The Union Budget is the most important executive document published by the Government of India every year. In its annual Union Budget, the central government provides details of how much money it expects to receive from various sources and how it intends to spend the money.
India earns about 70-80 per cent of its total revenue through taxes. While taxation is the primary source of income for the government, it also generates a recurring income, called non-tax revenue. It comes from dividends and profits of public sector enterprises, interest, regulatory fees, fines and user charges for publicly provided goods and services.
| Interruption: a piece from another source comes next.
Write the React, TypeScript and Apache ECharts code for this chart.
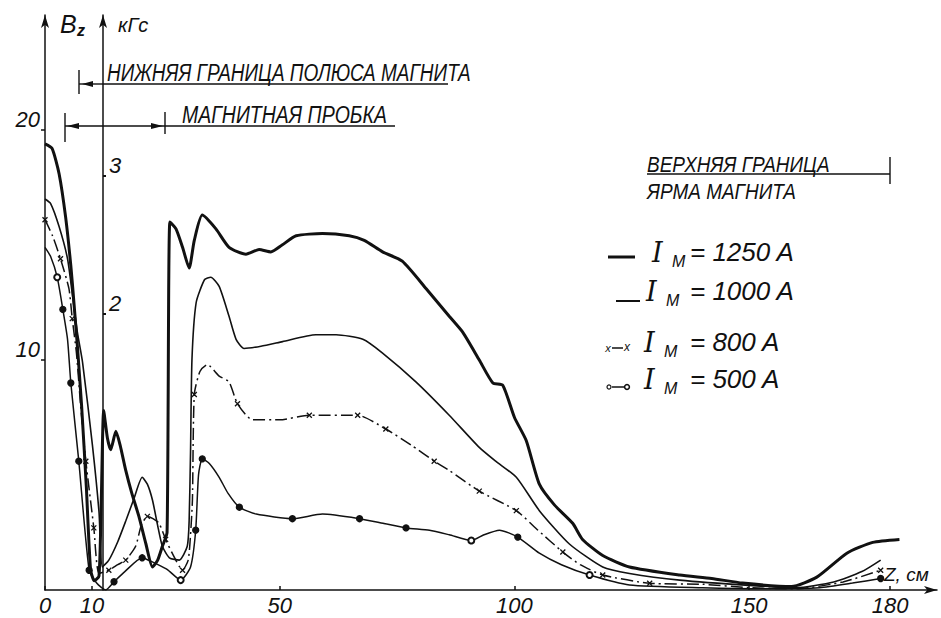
import React, { useEffect, useRef } from "react";
import * as echarts from "echarts";

// z, cm  (x axis) tick labels
const xTickLabels = [0, 10, 50, 100, 150, 180];
// B_z tick labels (left axis)
const yTickLabels = [10, 20];
// kG tick labels (inner axis)
const kgTickLabels = [2, 3];

const seriesNames = ["I_M = 1250 A", "I_M = 1000 A", "I_M = 800 A", "I_M = 500 A"];

// [z, Bz]
const b1250 = [
  [0, 19.4], [1.5, 19.2], [3, 18.1], [4.4, 16.2], [5.5, 14.1], [6.2, 12.4], [6.9, 10.6],
  [7.8, 8.0], [8.8, 4.5], [9.7, 0.9], [10.5, 0.4], [11.5, 0.6], [12.0, 4.0], [12.5, 7.8],
  [13.3, 6.6], [14, 6.1], [15.1, 6.9], [16, 6.3], [17.2, 5.2], [18.5, 4.2], [20, 3.2],
  [21.5, 2.0], [22.9, 1.0], [24, 1.3], [25, 1.9], [26, 2.5], [26.6, 16.0], [27.9, 15.7],
  [29.3, 14.9], [30.7, 14.0], [31.8, 15.2], [33.5, 16.3], [36.4, 15.7], [39.2, 14.9],
  [42.8, 14.6], [45.6, 14.8], [48.1, 14.7], [50.5, 15.0], [53.5, 15.4], [59.1, 15.5],
  [64.8, 15.4], [68, 15.2], [71.9, 14.7], [76.1, 14.3], [81.2, 13.1], [86.1, 11.9],
  [89, 11.2], [92.5, 10.0], [95.4, 9.0], [97.5, 8.9], [100, 7.5], [102.5, 6.5],
  [105.3, 4.6], [108.5, 3.7], [112.4, 2.9], [114.5, 2.2], [118.8, 1.5], [124.5, 1.0],
  [135.2, 0.65], [142, 0.5], [148.6, 0.3], [159, 0.15], [164.4, 0.56], [170.8, 1.6],
  [176.3, 2.07], [182, 2.2],
];

const b1000 = [
  [0, 17.0], [1.2, 16.8], [3, 15.8], [4.8, 14.4], [5.8, 12.9], [6.9, 11.2], [8, 9.9],
  [10.1, 6.3], [11.5, 3.4], [12.2, 1.0], [13.6, 1.3], [15.5, 2.1], [17.2, 3.0], [19, 4.0],
  [20.7, 4.9], [21.8, 4.6], [22.9, 3.9], [24, 2.8], [25, 1.9], [26.5, 1.4], [28.6, 1.3],
  [30.3, 1.9], [30.7, 3.0], [31, 6.0], [31.3, 10.0], [32.2, 12.5], [34, 13.5], [35.3, 13.6],
  [37.1, 13.2], [39.2, 11.9], [40.7, 10.9], [42.4, 10.5], [46, 10.6], [50.6, 10.8],
  [57.7, 11.1], [62, 11.1], [67.7, 10.9], [71.9, 10.3], [79, 9.05], [86.1, 7.6],
  [92.5, 6.2], [96, 5.6], [100.4, 4.9], [105.3, 3.45], [111.7, 2.0], [118.8, 1.0],
  [124.5, 0.72], [135.2, 0.43], [150, 0.2], [160, 0.1], [168, 0.35], [174, 0.8], [178, 1.3],
];

// [z, Bz, marker flag]
const b800 = [
  [0, 16.1, 1], [1.6, 15.4, 0], [3.3, 14.4, 1], [5.1, 13.1, 0], [5.8, 11.8, 1], [6.7, 10.3, 0],
  [7.6, 8.0, 0], [8.7, 5.6, 1], [10.4, 2.7, 1], [11.5, 0.72, 0], [13.6, 0.86, 1],
  [15.5, 1.1, 0], [17.2, 1.3, 1], [19.3, 1.9, 0], [20.5, 2.8, 0], [21.8, 3.2, 1],
  [23, 3.1, 0], [24.3, 2.9, 0], [25.7, 2.2, 1], [27.1, 1.6, 0], [29.3, 0.86, 1],
  [30.5, 1.3, 0], [31, 2.4, 0], [31.4, 3.9, 0], [31.8, 8.5, 1], [33, 9.5, 0], [34.6, 9.8, 0],
  [37.1, 9.3, 0], [39.2, 9.05, 0], [41, 8.1, 1], [44.2, 7.4, 0], [50, 7.4, 0], [56.3, 7.6, 1],
  [66.6, 7.6, 1], [72.6, 7.0, 1], [78, 6.3, 0], [82.9, 5.6, 1], [86.1, 5.2, 0], [92.5, 4.3, 1],
  [100.4, 3.45, 1], [105, 2.6, 0], [110.3, 1.65, 1], [114, 1.1, 0], [118.8, 0.65, 1],
  [128.8, 0.29, 1], [140, 0.25, 0], [150, 0.1, 0], [160, 0.05, 0], [170, 0.35, 0], [178, 0.86, 1],
];

const b500 = [
  [0, 14.9, 0], [1.2, 14.5, 0], [2.6, 13.6, 2], [3.8, 12.2, 1], [4.8, 10.9, 0], [5.5, 9.0, 1],
  [7.2, 5.6, 1], [9.4, 0.86, 1], [11, 0.3, 0], [12.9, 0.0, 0], [14.7, 0.36, 1], [17, 0.8, 0],
  [20.7, 1.4, 1], [22, 1.3, 0], [23.6, 1.15, 0], [26, 0.9, 0], [28.9, 0.43, 2], [31, 1.0, 0],
  [32.1, 2.6, 1], [32.7, 5.0, 0], [33.5, 5.7, 1], [35, 5.5, 0], [37.1, 4.9, 0], [39, 4.2, 0],
  [41.4, 3.6, 1], [45, 3.3, 0], [52.7, 3.1, 1], [59.1, 3.3, 0], [67, 3.1, 1], [72, 2.9, 0],
  [76.9, 2.7, 1], [81.9, 2.6, 0], [86.1, 2.4, 0], [90.8, 2.15, 2], [93.5, 2.4, 0],
  [96.8, 2.6, 0], [100.7, 2.3, 1], [105.3, 1.6, 0], [110, 1.1, 0], [116, 0.65, 2],
  [124.5, 0.22, 0], [140, 0.1, 0], [155, 0.05, 0], [165, 0.1, 0], [172, 0.3, 0], [178, 0.5, 1],
];

const FF = "'Liberation Sans', 'DejaVu Sans', sans-serif";
const font = (size: number, weight = "normal") => `italic ${weight} ${size}px ${FF}`;
const INK = "#111";

const txt = (
  text: string,
  x: number,
  y: number,
  size: number,
  align = "left",
  extra: any = {},
  scaleY = 1
) => ({
  type: "text",
  x,
  y,
  scaleY,
  style: { text, font: font(size), fill: INK, align, verticalAlign: "middle", ...extra },
});
const seg = (x1: number, y1: number, x2: number, y2: number, w = 1.4) => ({
  type: "line",
  shape: { x1, y1, x2, y2 },
  style: { stroke: INK, lineWidth: w },
});

const legendRows = [
  { y: 252, label: "= 1250 A", iX: 652, kind: "thick" },
  { y: 291, label: "= 1000 A", iX: 646, kind: "thin" },
  { y: 342, label: "= 800 A", iX: 644, kind: "x" },
  { y: 379, label: "= 500 A", iX: 644, kind: "o" },
];

function legendGraphics() {
  const out: any[] = [];
  legendRows.forEach((r) => {
    if (r.kind === "thick") out.push(seg(608, r.y + 5, 635, r.y + 5, 3));
    if (r.kind === "thin") out.push(seg(616, r.y + 10, 640, r.y + 10, 2));
    if (r.kind === "x") {
      out.push(seg(612, r.y + 6, 623, r.y + 6, 1.5));
      out.push(txt("x", 608, r.y + 6, 11, "center"));
      out.push(txt("x", 627, r.y + 5, 12, "center"));
    }
    if (r.kind === "o") {
      out.push(seg(612, r.y + 8, 624, r.y + 8, 1.5));
      out.push({ type: "circle", shape: { cx: 609, cy: r.y + 8, r: 2 }, style: { stroke: INK, fill: "#fff", lineWidth: 1.2 } });
      out.push({ type: "circle", shape: { cx: 627, cy: r.y + 8, r: 2.4 }, style: { stroke: INK, fill: "#fff", lineWidth: 1.6 } });
    }
    out.push(txt("I", r.iX, r.y, 27, "left", { font: "italic normal 27px 'DejaVu Serif', serif" }));
    out.push(txt("M", r.iX + 20, r.y + 9, 16, "left"));
    out.push(txt(r.label, 690, r.y, 26, "left"));
  });
  return out;
}

const option: any = {
  animation: false,
  backgroundColor: "#fff",
  grid: { left: 45, right: 4, top: 15, bottom: 28, containLabel: false },
  xAxis: {
    type: "value",
    min: 0,
    max: 190,
    axisLine: { lineStyle: { color: INK, width: 1.5 }, symbol: ["none", "arrow"], symbolSize: [6, 13] },
    axisTick: { customValues: xTickLabels, inside: true, length: 4, lineStyle: { color: INK, width: 1.5 } },
    axisLabel: {
      customValues: xTickLabels,
      color: INK,
      fontSize: 22,
      fontStyle: "italic",
      fontFamily: FF,
      margin: 4,
    },
    splitLine: { show: false },
  },
  yAxis: [
    {
      type: "value",
      min: 0,
      max: 25,
      axisLine: { show: true, lineStyle: { color: INK, width: 1.5 }, symbol: ["none", "arrow"], symbolSize: [6, 13] },
      axisTick: { show: true, customValues: yTickLabels, length: 4, lineStyle: { color: INK, width: 1.5 } },
      axisLabel: {
        customValues: yTickLabels,
        color: INK,
        fontSize: 22,
        fontStyle: "italic",
        fontFamily: FF,
        margin: 5,
        verticalAlign: "bottom",
      },
      splitLine: { show: false },
    },
    {
      type: "value",
      position: "left",
      offset: -58,
      min: 0,
      max: 25 / 6,
      axisLine: { show: true, onZero: false, lineStyle: { color: INK, width: 1.5 }, symbol: ["none", "arrow"], symbolSize: [6, 13] },
      axisTick: { show: true, customValues: kgTickLabels, inside: true, length: 3, lineStyle: { color: INK, width: 2 } },
      axisLabel: {
        customValues: kgTickLabels,
        inside: true,
        color: INK,
        fontSize: 22,
        fontStyle: "italic",
        fontFamily: FF,
        margin: 6,
        verticalAlign: "bottom",
      },
      splitLine: { show: false },
    },
  ],
  series: [
    {
      name: seriesNames[3],
      type: "line",
      data: b500,
      smooth: 0.2,
      showAllSymbol: true,
      symbol: (v: number[]) => (v[2] === 1 ? "circle" : v[2] === 2 ? "emptyCircle" : "none"),
      symbolSize: 6,
      lineStyle: { color: INK, width: 1.5 },
      itemStyle: { color: INK, borderColor: INK, borderWidth: 1.3 },
      z: 2,
    },
    {
      name: seriesNames[2],
      type: "line",
      data: b800,
      smooth: 0.2,
      showAllSymbol: true,
      symbol: (v: number[]) => (v[2] === 1 ? "path://M0,0L10,10M10,0L0,10" : "none"),
      symbolSize: 5,
      lineStyle: { color: INK, width: 1.5, type: [12, 4, 2, 4] },
      itemStyle: { color: "none", borderColor: INK, borderWidth: 1.3 },
      z: 3,
    },
    {
      name: seriesNames[1],
      type: "line",
      data: b1000,
      smooth: 0.2,
      showSymbol: false,
      lineStyle: { color: INK, width: 1.6 },
      z: 4,
    },
    {
      name: seriesNames[0],
      type: "line",
      data: b1250,
      smooth: 0.2,
      showSymbol: false,
      lineStyle: { color: INK, width: 3 },
      z: 5,
    },
  ],
  graphic: [
    // axis titles
    txt("B", 60, 24, 25, "left"),
    txt("z", 77, 30, 16, "left", { font: font(16, "bold") }),
    txt("кГс", 118, 25, 20, "left"),
    // lower boundary of the magnet pole
    seg(79, 70, 79, 94),
    seg(79, 84, 103, 84),
    { type: "polygon", shape: { points: [[82, 84], [93, 81], [93, 87]] }, style: { fill: INK } },
    seg(103, 84, 448, 84),
    txt("НИЖНЯЯ ГРАНИЦА ПОЛЮСА МАГНИТА", 107, 73, 19, "left", {}, 1.25),
    // magnetic plug
    seg(65, 113, 65, 142),
    seg(165, 112, 165, 134),
    seg(65, 126, 165, 126),
    { type: "polygon", shape: { points: [[67, 126], [79, 123], [79, 129]] }, style: { fill: INK } },
    { type: "polygon", shape: { points: [[163, 126], [151, 123], [151, 129]] }, style: { fill: INK } },
    seg(165, 126, 395, 126),
    txt("МАГНИТНАЯ ПРОБКА", 182, 115, 19.5, "left", {}, 1.25),
    // upper boundary of the magnet yoke
    txt("ВЕРХНЯЯ ГРАНИЦА", 647, 164, 19, "left", {}, 1.2),
    seg(647, 174, 890, 174),
    seg(890, 157, 890, 184),
    txt("ЯРМА МАГНИТА", 647, 191, 19, "left", {}, 1.2),
    // axis name
    txt("Z, см", 884, 574, 19),
    ...legendGraphics(),
  ],
};

export default function App() {
  const ref = useRef<HTMLDivElement>(null);
  useEffect(() => {
    const chart = echarts.init(ref.current as HTMLDivElement, null, { renderer: "svg" });
    chart.setOption(option);
    return () => chart.dispose();
  }, []);
  return (
    <div
      ref={ref}
      style={{ position: "absolute", left: 0, top: 0, width: 941, height: 618, background: "#fff" }}
    />
  );
}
Tax revenue comes from two categories, direct taxes and indirect taxes.
As the name suggests, it is levied directly on the taxpayers. Direct taxes include income tax and corporation tax. Income tax is levied on individuals and businesses other than companies. It is paid on income earned during a particular financial year.
Corporation tax is the money paid by companies on the profits, made by them in a given financial year.
Indirect tax is levied by the government on goods and services, and not on the income, profit or revenue of an individual.
India introduced the Goods and Services Tax on July 1, 2017. It replaced many indirect taxes like VAT, excise duty, service tax, etc.
Indirect tax is not paid directly to the government by an individual but is collected and given to the government by an intermediary such as a manufacturer, trader or service provider. Indirect taxes include GST, Central Excise and Customs duty.
India’s Direct and Indirect tax collection
In the financial year 2021, India’s direct tax collection was Rs 9.45 lakh crore while indirect tax collection was Rs 10.71 lakh crore. Direct taxes in India are monitored by the Central Board of Direct Taxes (CBDT) and indirect taxes are monitored by the Central Board of Indirect Taxes and Customs.